Hey, Frontier, listen, you know how you guys are game designers, who make games for a living, who have ideas about what is and isn’t fun? Don’t listen to players when you’re designing games you idiots. You know better. I know you do. I know you do because it doesn’t take 20 minutes to build a coaster in Planet Coaster. It doesn’t take 20 minutes to build a coaster because that wouldn’t be fun. So why would you listen to people who deliberately want to create barriers to gameplay (a wait. An eggtimer) when making decisions about your game? Stop doing that. Sure, when you were still being kickstarted, you made some silly promises to be accountable to your backers, and that forced your hand a bit, but that was a full game release ago. This is Elite 2.0!
Multicrew is coming soon, supposedly, but I fear for it. I fear for it because there’s already people on Frontier’s forums complaining about how immersion breaking it would be if you can just show up in your friend’s ship. How you should have to fly to the same station at the very least. How you should have to do that both to board and disembark from your friend’s ship. I fear, more than anything, that Frontier is going to do what it always does, and compromise fun gameplay in favor of immersion.

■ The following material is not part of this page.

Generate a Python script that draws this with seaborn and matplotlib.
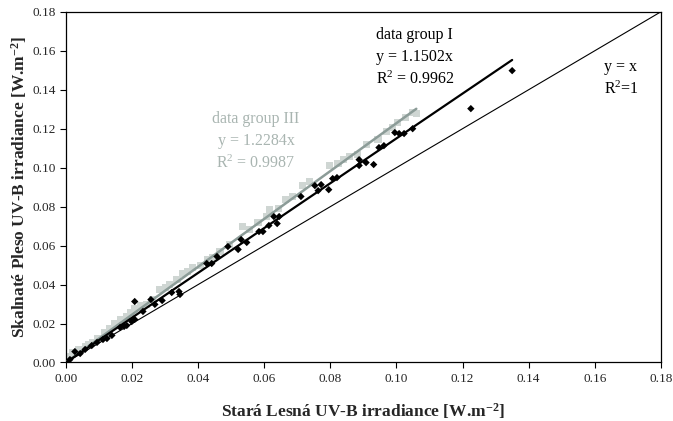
import matplotlib
matplotlib.use("Agg")
import matplotlib.pyplot as plt
import seaborn as sns
import numpy as np
from matplotlib.ticker import FormatStrFormatter

# data group I (black diamonds)
g1_x = [0.0012, 0.0027, 0.0043, 0.0058, 0.0078, 0.0094, 0.0112, 0.0124, 0.0139, 0.0164,
        0.0176, 0.0184, 0.0199, 0.0208, 0.0208, 0.0233, 0.0257, 0.0269, 0.0291, 0.0320,
        0.0342, 0.0345, 0.0426, 0.0441, 0.0457, 0.0490, 0.0521, 0.0530, 0.0547, 0.0584,
        0.0596, 0.0614, 0.0629, 0.0639, 0.0645, 0.0711, 0.0753, 0.0763, 0.0772, 0.0795,
        0.0807, 0.0820, 0.0887, 0.0887, 0.0908, 0.0931, 0.0947, 0.0962, 0.0995, 0.1008,
        0.1023, 0.1049, 0.1225, 0.1350]
g1_y = [0.0015, 0.0056, 0.0046, 0.0067, 0.0087, 0.0103, 0.0118, 0.0123, 0.0139, 0.0180,
        0.0185, 0.0190, 0.0210, 0.0221, 0.0313, 0.0262, 0.0323, 0.0298, 0.0318, 0.0359,
        0.0364, 0.0349, 0.0508, 0.0508, 0.0544, 0.0595, 0.0580, 0.0631, 0.0616, 0.0672,
        0.0672, 0.0703, 0.0749, 0.0713, 0.0749, 0.0852, 0.0908, 0.0882, 0.0913, 0.0887,
        0.0944, 0.0949, 0.1041, 0.1011, 0.1026, 0.1016, 0.1103, 0.1113, 0.1180, 0.1175,
        0.1175, 0.1200, 0.1303, 0.1498]

# data group III (light grey squares)
g3_x = [0.0003, 0.0012, 0.0021, 0.0037, 0.0058, 0.0069, 0.0081, 0.0097, 0.0118, 0.0133,
        0.0148, 0.0164, 0.0184, 0.0196, 0.0208, 0.0227, 0.0245, 0.0263, 0.0282, 0.0300,
        0.0314, 0.0336, 0.0354, 0.0369, 0.0384, 0.0406, 0.0429, 0.0444, 0.0466, 0.0496,
        0.0533, 0.0556, 0.0581, 0.0608, 0.0617, 0.0642, 0.0663, 0.0686, 0.0717, 0.0738,
        0.0798, 0.0823, 0.0841, 0.0859, 0.0881, 0.0910, 0.0944, 0.0971, 0.0989, 0.1002,
        0.1026, 0.1049, 0.1060]
g3_y = [0.0015, 0.0031, 0.0051, 0.0067, 0.0082, 0.0092, 0.0103, 0.0123, 0.0154, 0.0174,
        0.0200, 0.0221, 0.0236, 0.0257, 0.0277, 0.0292, 0.0298, 0.0323, 0.0374, 0.0385,
        0.0400, 0.0426, 0.0457, 0.0467, 0.0487, 0.0498, 0.0528, 0.0539, 0.0569, 0.0605,
        0.0698, 0.0682, 0.0718, 0.0749, 0.0785, 0.0790, 0.0836, 0.0852, 0.0908, 0.0929,
        0.1011, 0.1021, 0.1041, 0.1057, 0.1067, 0.1118, 0.1144, 0.1185, 0.1206, 0.1231,
        0.1257, 0.1283, 0.1280]

slope_g1 = 1.1502
slope_g3 = 1.2284
ticks = [0.00, 0.02, 0.04, 0.06, 0.08, 0.10, 0.12, 0.14, 0.16, 0.18]

sns.set_style("ticks")
plt.rcParams['font.family'] = ['Liberation Serif', 'DejaVu Serif']
plt.rcParams['mathtext.fontset'] = 'custom'
plt.rcParams['mathtext.rm'] = 'Liberation Serif'
plt.rcParams['mathtext.it'] = 'Liberation Serif:italic'
plt.rcParams['mathtext.bf'] = 'Liberation Serif:bold'

fig, ax = plt.subplots(figsize=(6.73, 4.21), dpi=100)
plt.subplots_adjust(left=0.098, right=0.982, top=0.972, bottom=0.139)

grey_pts = '#cfd6d3'
grey_line = '#8c9c98'
grey_txt = '#a9b5b1'

sns.scatterplot(x=g3_x, y=g3_y, marker='s', s=26, color=grey_pts, edgecolor='none', ax=ax, zorder=2)
sns.scatterplot(x=g1_x, y=g1_y, marker='D', s=14, color='black', edgecolor='none', ax=ax, zorder=4)

lx1 = np.array([0.0, max(g1_x)])
lx3 = np.array([0.0, max(g3_x)])
sns.lineplot(x=lx3, y=slope_g3 * lx3, color=grey_line, linewidth=1.8, ax=ax, zorder=3)
sns.lineplot(x=lx1, y=slope_g1 * lx1, color='black', linewidth=1.6, ax=ax, zorder=5)
sns.lineplot(x=[0.0, 0.18], y=[0.0, 0.18], color='black', linewidth=0.8, ax=ax, zorder=3)

ax.set_xlim(0, 0.18)
ax.set_ylim(0, 0.18)
ax.set_xticks(ticks)
ax.set_yticks(ticks)
ax.xaxis.set_major_formatter(FormatStrFormatter('%.2f'))
ax.yaxis.set_major_formatter(FormatStrFormatter('%.2f'))
ax.tick_params(direction='out', length=4, width=0.8, labelsize=9.5, color='black')
for sp in ax.spines.values():
    sp.set_color('black')
    sp.set_linewidth(0.9)

ax.set_xlabel('Stará Lesná UV-B irradiance [W.m$^{\\mathbf{-2}}$]', fontsize=12.5,
              fontweight='bold', labelpad=12)
ax.set_ylabel('Skalnaté Pleso UV-B irradiance [W.m$^{\\mathbf{-2}}$]', fontsize=12.5,
              fontweight='bold', labelpad=2)

ax.text(0.0938, 0.172, 'data group I\ny = 1.1502x\nR$^2$ = 0.9962', fontsize=11.5,
        ha='left', va='top', linespacing=1.45, color='black')
ax.text(0.0575, 0.129, 'data group III\ny = 1.2284x\nR$^2$ = 0.9987', fontsize=11.5,
        ha='center', va='top', linespacing=1.45, color=grey_txt)
ax.text(0.1628, 0.156, 'y = x\nR$^2$=1', fontsize=11.5, ha='left', va='top',
        linespacing=1.45, color='black')

plt.savefig('out.png', dpi=100)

But, of course, I’m probably wrong. These “realism” based, “immersion” based decisions are what’s going to bring players. The players don’t want to have fun, they want to have a job in space. They don’t want to interact with each other, they want to fly their spaceship in a straight line for minutes and sit back as their ship flies in a straight line for 45 minutes to Hutton Orbital and say “yes, I am a space trucker in real life now. I can feel it!”
As the Diamond Frogs chief of human resources, I’m responsible for recruiting a lot of players to Elite. I wish I didn’t feel so bad about that. Here’s hoping, someday, Frontier stops listening to its forums and makes a game where players can interact, transfer money, join organizations, fight each other, explore together, and so on. Until then, I’ll be playing something else.